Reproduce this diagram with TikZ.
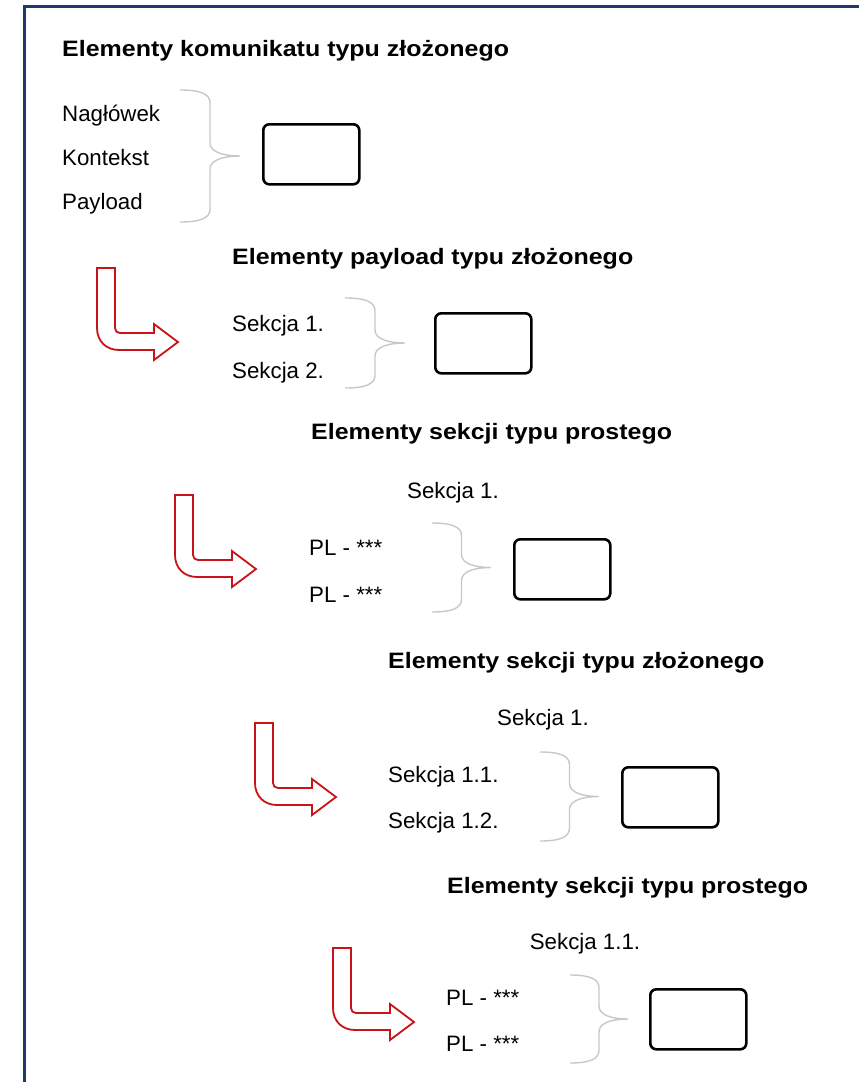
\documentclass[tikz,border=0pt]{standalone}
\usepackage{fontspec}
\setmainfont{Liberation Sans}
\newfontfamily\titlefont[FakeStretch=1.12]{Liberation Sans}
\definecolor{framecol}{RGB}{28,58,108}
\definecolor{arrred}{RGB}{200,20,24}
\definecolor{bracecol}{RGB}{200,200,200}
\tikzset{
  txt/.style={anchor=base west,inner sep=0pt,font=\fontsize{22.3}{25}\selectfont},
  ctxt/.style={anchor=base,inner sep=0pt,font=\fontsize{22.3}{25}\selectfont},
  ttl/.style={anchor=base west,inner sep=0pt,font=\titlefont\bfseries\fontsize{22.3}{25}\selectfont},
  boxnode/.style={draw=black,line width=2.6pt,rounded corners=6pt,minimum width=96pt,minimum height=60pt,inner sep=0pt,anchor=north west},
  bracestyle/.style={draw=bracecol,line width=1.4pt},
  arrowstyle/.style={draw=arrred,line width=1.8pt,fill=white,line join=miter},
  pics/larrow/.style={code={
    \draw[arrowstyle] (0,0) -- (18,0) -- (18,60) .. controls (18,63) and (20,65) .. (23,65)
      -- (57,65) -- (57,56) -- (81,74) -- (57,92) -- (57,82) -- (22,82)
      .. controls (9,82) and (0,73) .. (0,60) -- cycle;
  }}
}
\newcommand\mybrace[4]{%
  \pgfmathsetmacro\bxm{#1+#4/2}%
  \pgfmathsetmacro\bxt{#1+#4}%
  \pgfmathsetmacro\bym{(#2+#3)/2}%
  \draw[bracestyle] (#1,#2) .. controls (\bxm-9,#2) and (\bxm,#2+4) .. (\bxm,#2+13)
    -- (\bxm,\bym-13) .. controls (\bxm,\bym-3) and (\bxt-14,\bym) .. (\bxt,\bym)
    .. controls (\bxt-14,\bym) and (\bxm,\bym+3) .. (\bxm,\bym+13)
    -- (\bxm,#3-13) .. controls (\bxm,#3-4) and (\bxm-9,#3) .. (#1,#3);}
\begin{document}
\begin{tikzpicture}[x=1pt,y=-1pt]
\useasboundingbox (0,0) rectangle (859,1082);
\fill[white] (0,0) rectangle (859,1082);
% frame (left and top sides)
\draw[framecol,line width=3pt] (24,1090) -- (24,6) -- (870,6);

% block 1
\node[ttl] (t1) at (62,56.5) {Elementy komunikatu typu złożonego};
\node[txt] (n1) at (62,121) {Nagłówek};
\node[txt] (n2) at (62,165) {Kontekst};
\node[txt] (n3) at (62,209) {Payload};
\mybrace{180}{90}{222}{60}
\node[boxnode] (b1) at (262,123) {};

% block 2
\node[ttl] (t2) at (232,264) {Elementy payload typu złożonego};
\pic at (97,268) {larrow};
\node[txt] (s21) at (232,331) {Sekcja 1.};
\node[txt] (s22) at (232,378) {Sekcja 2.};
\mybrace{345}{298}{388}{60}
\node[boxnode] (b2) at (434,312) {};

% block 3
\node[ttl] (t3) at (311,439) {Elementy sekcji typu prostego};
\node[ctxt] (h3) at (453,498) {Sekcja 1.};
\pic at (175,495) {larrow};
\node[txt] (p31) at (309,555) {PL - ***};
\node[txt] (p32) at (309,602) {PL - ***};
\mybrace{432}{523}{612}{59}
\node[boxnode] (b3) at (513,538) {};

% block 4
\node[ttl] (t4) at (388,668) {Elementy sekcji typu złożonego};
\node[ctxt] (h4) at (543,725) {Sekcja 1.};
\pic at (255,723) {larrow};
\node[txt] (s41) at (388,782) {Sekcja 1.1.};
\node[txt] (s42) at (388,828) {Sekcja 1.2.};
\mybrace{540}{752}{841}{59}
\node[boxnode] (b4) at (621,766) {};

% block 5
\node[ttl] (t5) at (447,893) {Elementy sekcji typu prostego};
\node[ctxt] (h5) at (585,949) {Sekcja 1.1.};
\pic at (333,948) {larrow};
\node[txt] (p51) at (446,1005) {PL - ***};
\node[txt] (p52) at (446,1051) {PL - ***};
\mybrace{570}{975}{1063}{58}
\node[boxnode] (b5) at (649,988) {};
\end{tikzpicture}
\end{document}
+++
#### WORK INSTRUCTIONS:
Reproduce the data verbatim. Do not carry any picture into the copy.

#### WORKED ANSWER:
Reproduce this diagram with TikZ.
\documentclass[tikz,border=0pt]{standalone}
\usepackage{fontspec}
\setmainfont{Liberation Sans}
\newfontfamily\titlefont[FakeStretch=1.12]{Liberation Sans}
\definecolor{framecol}{RGB}{28,58,108}
\definecolor{arrred}{RGB}{200,20,24}
\definecolor{bracecol}{RGB}{200,200,200}
\tikzset{
  txt/.style={anchor=base west,inner sep=0pt,font=\fontsize{22.3}{25}\selectfont},
  ctxt/.style={anchor=base,inner sep=0pt,font=\fontsize{22.3}{25}\selectfont},
  ttl/.style={anchor=base west,inner sep=0pt,font=\titlefont\bfseries\fontsize{22.3}{25}\selectfont},
  boxnode/.style={draw=black,line width=2.6pt,rounded corners=6pt,minimum width=96pt,minimum height=60pt,inner sep=0pt,anchor=north west},
  bracestyle/.style={draw=bracecol,line width=1.4pt},
  arrowstyle/.style={draw=arrred,line width=1.8pt,fill=white,line join=miter},
  pics/larrow/.style={code={
    \draw[arrowstyle] (0,0) -- (18,0) -- (18,60) .. controls (18,63) and (20,65) .. (23,65)
      -- (57,65) -- (57,56) -- (81,74) -- (57,92) -- (57,82) -- (22,82)
      .. controls (9,82) and (0,73) .. (0,60) -- cycle;
  }}
}
\newcommand\mybrace[4]{%
  \pgfmathsetmacro\bxm{#1+#4/2}%
  \pgfmathsetmacro\bxt{#1+#4}%
  \pgfmathsetmacro\bym{(#2+#3)/2}%
  \draw[bracestyle] (#1,#2) .. controls (\bxm-9,#2) and (\bxm,#2+4) .. (\bxm,#2+13)
    -- (\bxm,\bym-13) .. controls (\bxm,\bym-3) and (\bxt-14,\bym) .. (\bxt,\bym)
    .. controls (\bxt-14,\bym) and (\bxm,\bym+3) .. (\bxm,\bym+13)
    -- (\bxm,#3-13) .. controls (\bxm,#3-4) and (\bxm-9,#3) .. (#1,#3);}
\begin{document}
\begin{tikzpicture}[x=1pt,y=-1pt]
\useasboundingbox (0,0) rectangle (859,1082);
\fill[white] (0,0) rectangle (859,1082);
% frame (left and top sides)
\draw[framecol,line width=3pt] (24,1090) -- (24,6) -- (870,6);

% block 1
\node[ttl] (t1) at (62,56.5) {Elementy komunikatu typu złożonego};
\node[txt] (n1) at (62,121) {Nagłówek};
\node[txt] (n2) at (62,165) {Kontekst};
\node[txt] (n3) at (62,209) {Payload};
\mybrace{180}{90}{222}{60}
\node[boxnode] (b1) at (262,123) {};

% block 2
\node[ttl] (t2) at (232,264) {Elementy payload typu złożonego};
\pic at (97,268) {larrow};
\node[txt] (s21) at (232,331) {Sekcja 1.};
\node[txt] (s22) at (232,378) {Sekcja 2.};
\mybrace{345}{298}{388}{60}
\node[boxnode] (b2) at (434,312) {};

% block 3
\node[ttl] (t3) at (311,439) {Elementy sekcji typu prostego};
\node[ctxt] (h3) at (453,498) {Sekcja 1.};
\pic at (175,495) {larrow};
\node[txt] (p31) at (309,555) {PL - ***};
\node[txt] (p32) at (309,602) {PL - ***};
\mybrace{432}{523}{612}{59}
\node[boxnode] (b3) at (513,538) {};

% block 4
\node[ttl] (t4) at (388,668) {Elementy sekcji typu złożonego};
\node[ctxt] (h4) at (543,725) {Sekcja 1.};
\pic at (255,723) {larrow};
\node[txt] (s41) at (388,782) {Sekcja 1.1.};
\node[txt] (s42) at (388,828) {Sekcja 1.2.};
\mybrace{540}{752}{841}{59}
\node[boxnode] (b4) at (621,766) {};

% block 5
\node[ttl] (t5) at (447,893) {Elementy sekcji typu prostego};
\node[ctxt] (h5) at (585,949) {Sekcja 1.1.};
\pic at (333,948) {larrow};
\node[txt] (p51) at (446,1005) {PL - ***};
\node[txt] (p52) at (446,1051) {PL - ***};
\mybrace{570}{975}{1063}{58}
\node[boxnode] (b5) at (649,988) {};
\end{tikzpicture}
\end{document}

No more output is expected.